El texto narra la historia de Ana Larrota, una dirigente social que encabeza la lucha por la ocupación de unos terrenos abandonados y que pretenden se usen para construir viviendas para los sectores carenciados de la población. También cuenta la vida de Simón Alemán, el empresario dueño de esos predios y al mismo tiempo el protagonista de una historia de vida marcada por el desamor. Finalmente, aparece Joaquín Borja, el periodista que decide contar la historia de estos personajes y enfrentar desde el relato periodístico a la sociedad de la cual forma parte.
La primera virtud de esta historia es cómo está escrita. Ferreira logra una gran dinámica narrativa y la concreta a partir de una mezcla de estilos: aparece y desaparece la primera persona, surgen nosotros, ellos y ustedes, capítulos sin puntos aparte y con párrafos eternos. Sin embargo, en todo momento uno sabe quién y de qué está hablando. Un relato que manifiesta muchos estilos sin que el lector se pierda.

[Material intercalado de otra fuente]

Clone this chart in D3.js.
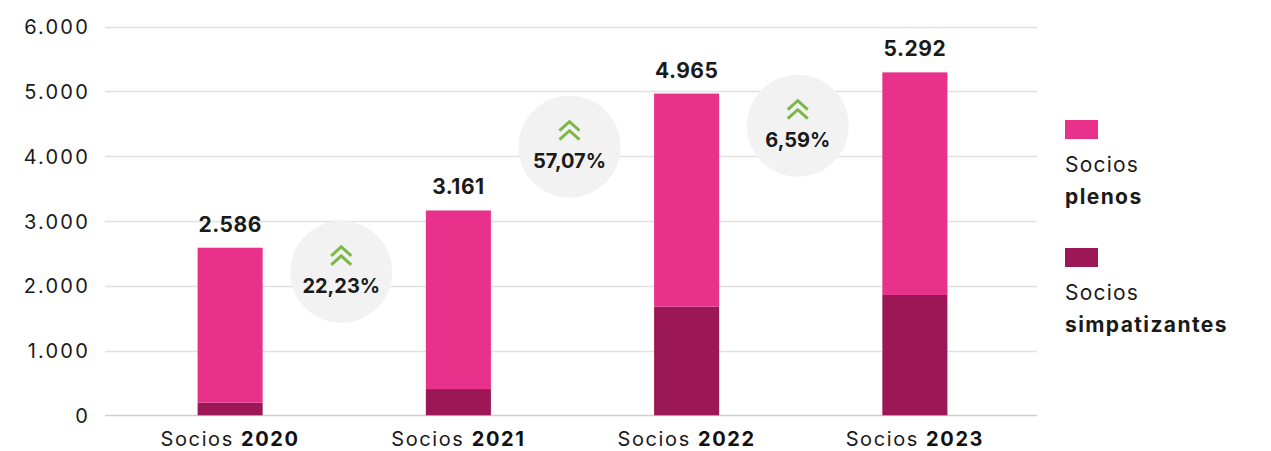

El segundo elemento a considerar es la gran metáfora que la obra es, desde su título, desde las pequeñas historias de los personajes y sus consecuencias colectivas. Ferreira logra el sueño de todo escritor de pintar su aldea para estar pintando el mundo. No está contando la historia de un pueblo de Colombia, está narrando una gran parte de América Latina y es fácil sentirse identificado con muchas de las historias que en este texto se plantean.
Quizás más cerca de la crudeza de Fernando Vallejos que del realismo mágico de García Márquez, quizás parecido a algunos momentos de Vargas Llosa y su descripción de la dictadura de Trujillo. Daniel Ferreira impacta, atrapa y si el resto de la “Pentalogía de Colombia” logar mantener el mismo ritmo, estamos frente a un joven de 34 años que seguiremos leyendo por varios años más.